Press freedom group Reporters Without Borders (RSF) has warned of the “slow death of journalism” in a largely Turkic-speaking autonomous region of northwestern Uzbekistan amid a violent crackdown since local protests two years ago.

RSF said in a July 1 alert that those protests in Karakalpakstan “remain such a taboo topic that journalists who recall the facts today are arrested, imprisoned, and falsely accused of separatism.”

It condemned jail sentences and detentions, including that of a British reporter for The Economist, and said such “censorship…threatens to turn the region into an information desert.”

“RSF is alarmed by this blanket of repression on a subject so vital to public interest and by the criminalization of the work of journalists -- who must be released immediately,” Jeanne Cavelier, the head of RSF's Eastern Europe and Central Asia desk, said.

SEE ALSO: Karakalpak Students Face Threats, Arrest In Uzbekistan For Voicing Support For Anti-Government Protests

Uzbek President Shavkat Mirziyoev abruptly abandoned plans for a constitutional change to abolish the Karakalpakstan Autonomous Republic’s right to secede after the protests erupted in Karakalpakstan's capital, Nukus, in July 2022.

The authorities said at least 21 people were killed in the unrest.

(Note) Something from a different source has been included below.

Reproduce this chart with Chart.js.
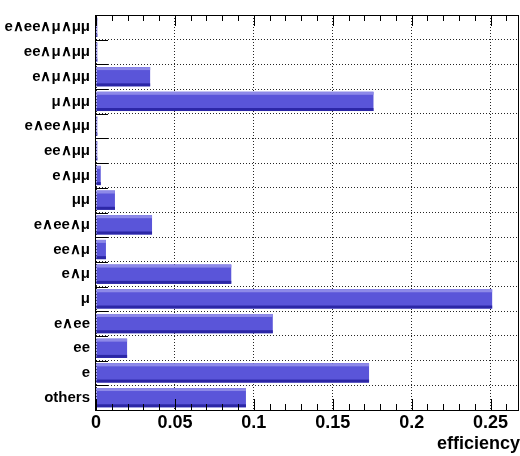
<!DOCTYPE html>
<html>
<head>
<meta charset="utf-8">
<script src="https://cdn.jsdelivr.net/npm/chart.js@4.4.0/dist/chart.umd.min.js"></script>
<style>
  html, body { margin: 0; padding: 0; background: #fff; }
  #wrap { width: 520px; height: 456px; }
</style>
</head>
<body>
<div id="wrap"><canvas id="grafico" width="520" height="456"></canvas></div>
<script>
// categorias de baixo para cima
const categorias = ['others', 'e', 'ee', 'e\u2227ee', '\u03bc', 'e\u2227\u03bc', 'ee\u2227\u03bc', 'e\u2227ee\u2227\u03bc',
    '\u03bc\u03bc', 'e\u2227\u03bc\u03bc', 'ee\u2227\u03bc\u03bc', 'e\u2227ee\u2227\u03bc\u03bc', '\u03bc\u2227\u03bc\u03bc',
    'e\u2227\u03bc\u2227\u03bc\u03bc', 'ee\u2227\u03bc\u2227\u03bc\u03bc', 'e\u2227ee\u2227\u03bc\u2227\u03bc\u03bc'];
const eficiencia = [0.095, 0.173, 0.0197, 0.112, 0.251, 0.0857, 0.0063, 0.0355,
    0.012, 0.003, 0.0008, 0.0008, 0.1758, 0.0343, 0.0008, 0.0008];
const ticksX = [0, 0.05, 0.1, 0.15, 0.2, 0.25];
const eixoMax = 0.268;

document.addEventListener('DOMContentLoaded', function() {
    const ctx = document.getElementById('grafico').getContext('2d');

    // faixas clara/escura nas barras, estilo ROOT
    const barrasRoot = {
        id: 'barrasRoot',
        afterDatasetsDraw: (chart) => {
            const c = chart.ctx;
            chart.getDatasetMeta(0).data.forEach(function(bar) {
                const p = bar.getProps(['x', 'y', 'base', 'height'], true);
                const top = p.y - p.height / 2;
                const w = p.x - p.base;
                if (w <= 0) return;
                c.save();
                c.fillStyle = '#8d89e8';
                c.fillRect(p.base, top, w, 3);
                c.fillStyle = '#2c27a6';
                c.fillRect(p.base, top + p.height - 3, w, 3);
                c.restore();
            });
        }
    };

    // moldura, marcas internas e titulo do eixo
    const moldura = {
        id: 'moldura',
        afterDraw: (chart) => {
            const c = chart.ctx;
            const a = chart.chartArea;
            const sx = chart.scales.x;
            c.save();
            c.strokeStyle = '#000';
            c.lineWidth = 1;
            c.strokeRect(a.left - 0.5, a.top + 0.5, a.right - a.left, a.bottom - a.top);

            c.beginPath();
            for (let i = 0; i <= 26; i++) {
                const x = Math.round(sx.getPixelForValue(i / 100)) + 0.5;
                const len = (i % 5 === 0) ? 11 : 6;
                c.moveTo(x, a.bottom);
                c.lineTo(x, a.bottom - len);
                c.moveTo(x, a.top);
                c.lineTo(x, a.top + len);
            }
            const passo = (a.bottom - a.top) / categorias.length;
            for (let j = 0; j <= categorias.length; j++) {
                const y = Math.round(a.top + j * passo) + 0.5;
                c.moveTo(a.left, y);
                c.lineTo(a.left + 12, y);
            }
            c.stroke();

            c.fillStyle = '#000';
            c.font = 'bold 18px "Liberation Sans", Arial, sans-serif';
            c.textAlign = 'right';
            c.textBaseline = 'alphabetic';
            c.fillText('efficiency', 520, 449);
            c.restore();
        }
    };

    const config = {
        type: 'bar',
        data: {
            labels: categorias,
            datasets: [{
                label: 'efficiency',
                data: eficiencia,
                backgroundColor: '#5a55d9',
                borderWidth: 0,
                barPercentage: 0.78,
                categoryPercentage: 1.0
            }]
        },
        options: {
            indexAxis: 'y',
            responsive: false,
            devicePixelRatio: 1,
            animation: false,
            layout: { padding: { top: 6, right: 1, left: 0, bottom: 0 } },
            plugins: {
                legend: { display: false },
                tooltip: { enabled: false }
            },
            scales: {
                x: {
                    type: 'linear',
                    min: 0,
                    max: eixoMax,
                    afterBuildTicks: (scale) => {
                        scale.ticks = ticksX.map(v => ({ value: v }));
                    },
                    afterFit: (scale) => { scale.height = 46; },
                    ticks: {
                        color: '#000',
                        padding: 2,
                        maxRotation: 0,
                        font: { family: '"Liberation Sans", Arial, sans-serif', size: 18, weight: 'bold' },
                        callback: (v) => String(v)
                    },
                    grid: {
                        color: 'rgba(0,0,0,0.85)',
                        drawTicks: false,
                        lineWidth: 1
                    },
                    border: { display: false, dash: [1, 2] }
                },
                y: {
                    reverse: true,
                    afterFit: (scale) => { scale.width = 96; },
                    ticks: {
                        color: '#000',
                        padding: 6,
                        autoSkip: false,
                        font: { family: '"Liberation Sans", Arial, sans-serif', size: 15, weight: 'bold' }
                    },
                    grid: {
                        offset: true,
                        color: 'rgba(0,0,0,0.85)',
                        drawTicks: false,
                        lineWidth: 1
                    },
                    border: { display: false, dash: [1, 2] }
                }
            }
        },
        plugins: [barrasRoot, moldura]
    };

    new Chart(ctx, config);
});
</script>
</body>
</html>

Calls for independence have persisted in the region, which is home to around 2 million people.

Dozens of people including journalists have faced trial since the unrest, with some sentenced to lengthy prison terms on security and other charges. Students and others have reported abuse and threats during detention, and a wave of school expulsions followed.

SEE ALSO: Civil Society The Biggest Casualty Of Crackdowns In Tajikistan And Uzbekistan's Autonomous Regions  

Karakalpaks are a Central Asian Turkic-speaking people whose region near the Aral Sea used to be an autonomous area within the Kazakh and then the Russian Soviet republic in 1930, before becoming part of the Uzbek Soviet republic in 1936.

The government had proposed eliminating any mention in the Uzbek Constitution of Karakalpakstan’s long-standing right to seek independence.